148th Preakness Stakes
Jockey John Velazquez astride National Treasure at the 99th Black-Eyed Susan Day hosted by 1/ST at Pimlico Race Course, in Baltimore, MD. Paul Moigi / Getty Images

I push past members of the Baltimore Ravens snapping selfies and smoking cigars, and catch up with Belinda Stronach, the master of ceremonies and CEO of the Stronach Group. She tells me she’s trying to update certain aspects of the day, which could explain the bevy of influencers in attendance. One, who said the race has “good food and good alcohol” tells me about a country-rap music video and song dedicated to the Preakness.

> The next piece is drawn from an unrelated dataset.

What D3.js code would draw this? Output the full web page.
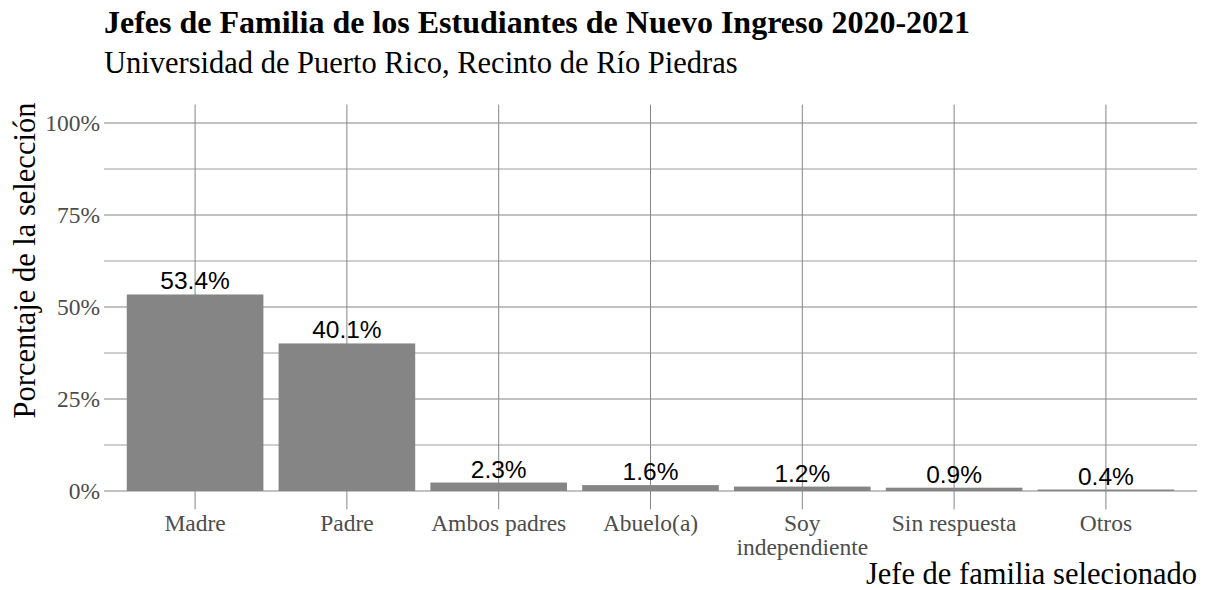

A woman smiles in a group of people facing away from the camera
Chatting with Belinda Stornach, who wants to “modernize” the race. Arseny Jabiev

“The Maryland Jockey Club (the organization behind the race) was established in 1743, so that makes it the oldest sporting club in America,” Stronach explains. “I think we’ve come a long way and we’ve shaken things up, which some people love and some people don’t love. I think it has to happen. We’ve got a ways to go still. I’m not happy where we’re at yet, but we’re getting there and changing the industry.”

By the time the day’s winners finish celebrating and the losers who gambled away their kids’ college funds have finished crying, Mars takes the mic on the Preakness Live stage. Unfortunately, this happens just as ominous storm clouds give way to heavy rain.

He doesn’t seem to mind, and the weather gives Mars the vibe of a sacrificial artist. At the bar, the tenders fill plastic shot glasses of tequila and pour even more Black-Eyed Susans. I put on a poncho. Dancing in the downpour, Mars jumps to the mic to proclaim, “We’re not gonna let the rain stop the party!”